Despite strong characters and solid controls, Phantom Hourglass is not without it’s shortcomings in the design department.  As many critics have pointed out, sailing in Phantom Hourglass is a tedious necessity that occasionally stalls the pacing of the game.  When players have drawn a route for the S.S. Linebeck to take, there’s little to do besides wait for your ship to arrive at it’s destination.  Occasionally players will have to defend the tiny boat from aquatic enemies, but they pose little threat and are dispatched with relative ease.  There’s also no real sense of freedom or anticipation that accompanied the sailing in The Wind Waker.

Good thing the boat has a second gear…otherwise, this might take forever! …ugh.

Pacing is indeed the weakest aspect of Phantom Hourglass.  While the story itself is well done (spoiler alert, the Ocean King’s domain is an alternate reality that Link and Tetra stumble into before returning to their world only to find that a mere ten minutes had passed), the presentation is stuck in a very, very familiar Zelda formula.  Link is essentially sent on a game-long fetch quest for this and that in order to rescue Tetra from her unfortunate episode of Medusa worship…er, being turned into a statue.  Link hops from island to island, retrieving one after another essential item that will inevitably result in the return of the Ocean King, the resurrection of Tetra, and the downfall of Bellum.

“Great job, Link! You found the invaluable thing! Now, go fetcheth ANOTHER ONE and bring it back here!”

After a few dungeons, this pattern becomes tiresome.

Speaking of dungeons, Phantom Hourglass has no shortage of unique puzzles for Link to solve.  However, the puzzles are all very constricted in nature and tend to present themselves in very telegraphed manners.  Once you’ve defeated a few enemies and found a few keys, you’re given the item that will determine how you approach the rest of the dungeon.  While the use of the touch pad and PH’s control scheme are certainly innovative, they shouldn’t be the singular basis for how a dungeon is designed.  This makes completing dungeons a somewhat boring and uninspired affair, as a savvy player will have predicted exactly what they need to do in order to progress as soon as they’ve acquired the essential item.

The last aspect of Phantom Hourglass that deserves some criticism is the color department.  Aesthetically, Phantom Hourglass appears a bit drab in comparison to previous Zelda titles.  Sailing the Ocean King’s domain and traversing dungeons becomes a somewhat melancholy affair thanks to some washed-out and dull color schemes.  While the characters do a fine job of brightening up the mood throughout the game, it would have been nice to see some more vibrant colors in the world of Phantom Hourglass, especially when you consider that PH is the sequel to The Wind Waker.
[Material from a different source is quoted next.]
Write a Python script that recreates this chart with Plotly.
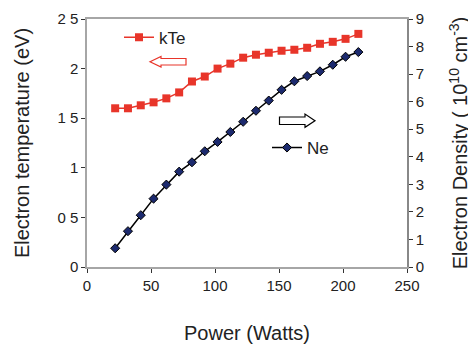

As far as being an innovator in the realm of control schemes and gameplay mechanics, Phantom Hourglass stands on almost as high a podium as Skyward Sword.  It’s fresh, new, and feels genuinely different than other Zelda games.  That, combined with the same spirit that made me love The Wind Waker, makes for what I would call one of the best handheld Zelda experiences.  It’s certainly the best Zelda game on the DS, in my opinion.  Phantom Hourglass is definitely a stand-out entry in the series, and should be experienced by anyone that claims to be a fan of The Legend of Zelda.